How can a composer be considered creative?

(Composer Wang Xilin draws inspiration from the mountains, rivers and trees. Photo courtesy of Wang Xilin)

Even in my Yanko Dance of Taigu, a piece depicting folk-celebration dance, I wrote a movement called “Funeral Song.” There are plenty of people who suffer in the countryside! When I wrote the “Funeral Song,” I used a bassoon solo to convey feelings of sorrow. This styling comes from local opera, and I combined it with the foreign-language 12-tone music to form my own language of weeping and suffering. My music is full of such language, but previously no one ventured to study this work. Now that it has been studied, I still dare not say what my music is about. The Fifth Symphony was performed at the Elbe Concert Hall in Hamburg (Elbphilharmonie), Germany, in May 2021, and you can see the video of the performance, conducted by Johannes Kalitzke. Of course, it’s also about anger and the pain that comes out of that anger.

I think that’s the only way a composer can be considered creative. But we don’t see such creativity in our conservatories now because people are too far away from and too afraid of reality to get in touch with it. What is the point of education when everyone despite being educated speaks falsehoods and empty words, both common practices since ancient times? It is meaningless. Only works that bear your own witness and express your own views on history, and on the nation, have meaning.

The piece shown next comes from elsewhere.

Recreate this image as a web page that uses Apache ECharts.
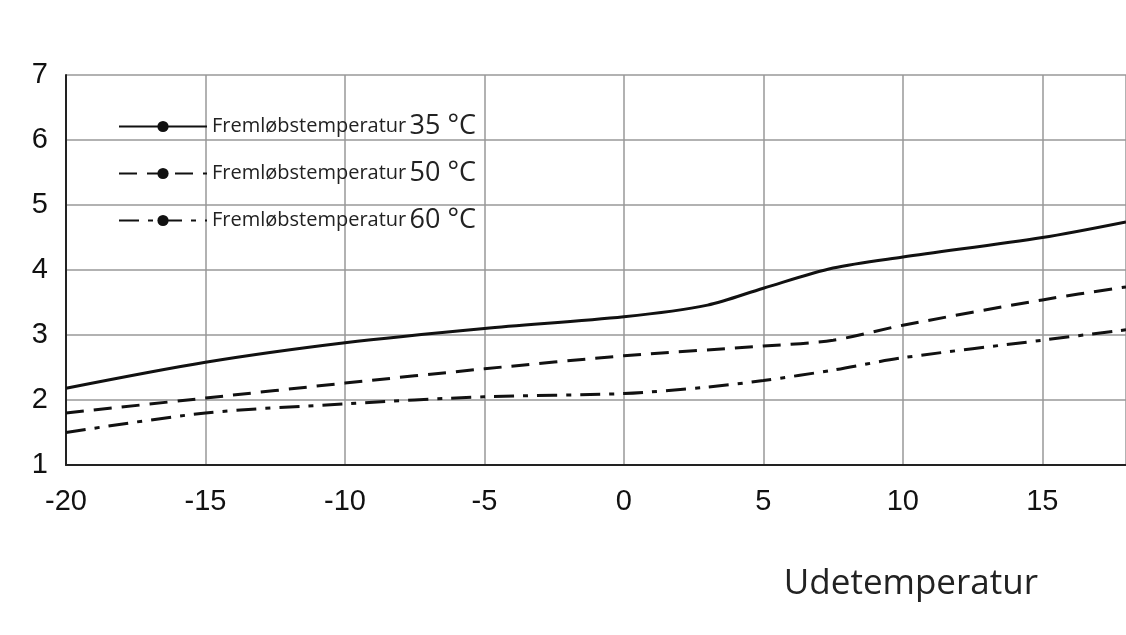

That’s what I do. My works express my own views after studying Western techniques and combining them with local Chinese opera. But I can’t say this in public; I’d be casting myself into a net. The authorities are now strangling the arts so much that the latter have no future.

Therefore I am very pessimistic about music education in China, which is destroying students, generation after generation. Such a great sin. This is what I have observed.

Personally, I have strongly criticized the Chinese Communist Party’s closed-door cultural policy. I feel that I had been sacrificed during my youth, even 14 years before I was formally persecuted. I was not allowed to return to Beijing until 1978, after the Cultural Revolution, after Mao died. I was already 42 years old at that time! Only then was it possible for me to hear Stravinsky’s The Rite of Spring, to study Schönberg’s twelve-tone system and Penderecki’s Threnody for the Victims of Hiroshima.

Forty years have passed since the Cultural Revolution ended, but the reflections on and criticisms of it are still far from enough. In the film industry, there are at least a few films that accomplish this, such as Farewell My Concubine and Alive. But in the music industry, there are simply no comparable works.